Former US President Donald Trump and his sons have been found liable for fraud by New York Judge Arthur Engoron, who proceeded to revoke the business certification of the Trump Organization, highlighting that the Trumps have provided false financial statements for around a decade.
The revelation emerged just days before the civil case involving the New York attorney general’s office and the former president was due to enter trial. The judge conceded to Attorney General Letitia James’ plea for summary judgment, deeming Trump, his sons, and others “to be liable as a matter of law for persistent violations” of New York state law.
CNN disclosed that the financial statements supplied by the Trumps to lenders and insurers over about ten years were false, concluding that they had repeatedly committed fraud.
This judgment marks a significant defeat for Trump and wholly refutes his claims that he didn’t inflate the values of his golf courses, hotels, and residences at Mar-a-Lago and Seven Springs in financial statements that were continually employed in business dealings.
“Today, a judge ruled in our favour and found that Donald Trump and the Trump Organization engaged in years of financial fraud,” James asserted in a statement on Tuesday night. “We look forward to presenting the rest of our case at trial.”

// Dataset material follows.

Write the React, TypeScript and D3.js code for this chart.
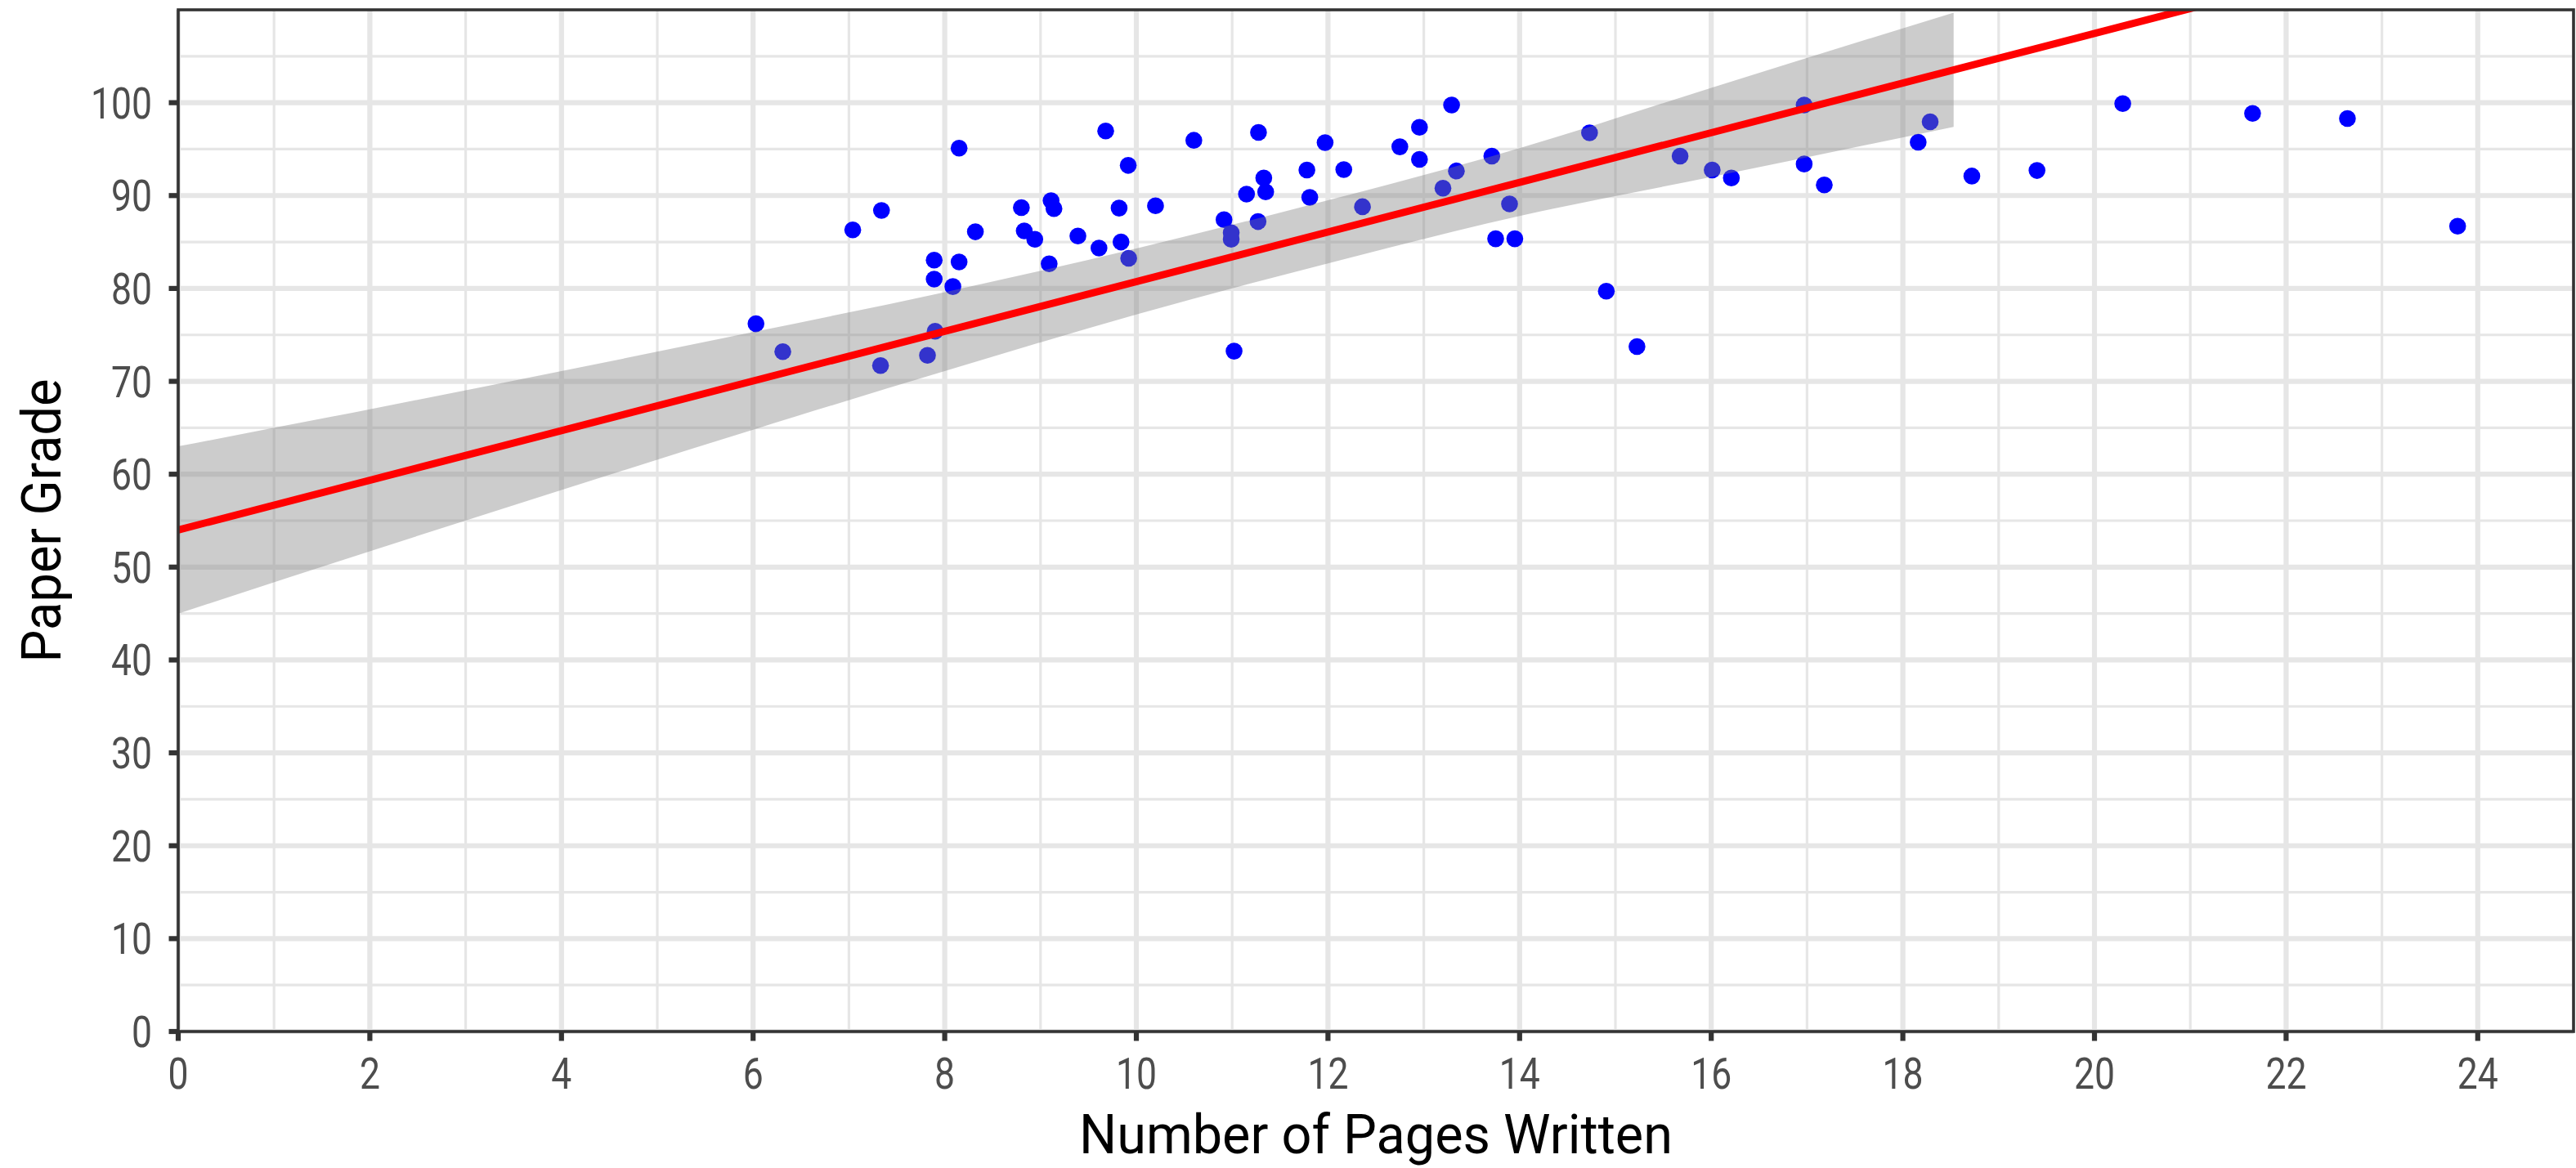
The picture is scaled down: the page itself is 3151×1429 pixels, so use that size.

The attorney general is pursuing $250 million in damages, and a prohibition on the Trumps from serving as officers of a business in New York, along with a suspension of the company from participating in business transactions for five years.
Engoron has annulled the business certifications of the Trump entities implicated in the case, including the Trump Organization. He declared a receiver would be appointed to “manage the dissolution” of the corporate entities. The commercial tower at 40 Wall Street and the Trump family compound at Seven Springs, both New York properties, are included in the lawsuit.
Nonetheless, the comprehensive implications of his ruling remain undefined. Queries linger about how the receiver will proceed with dissolving the properties, whether the ruling will have repercussions on properties located outside of New York state, including Mar-a-Lago, and if the Trumps could relocate the New York-based assets into a new company stationed out of state.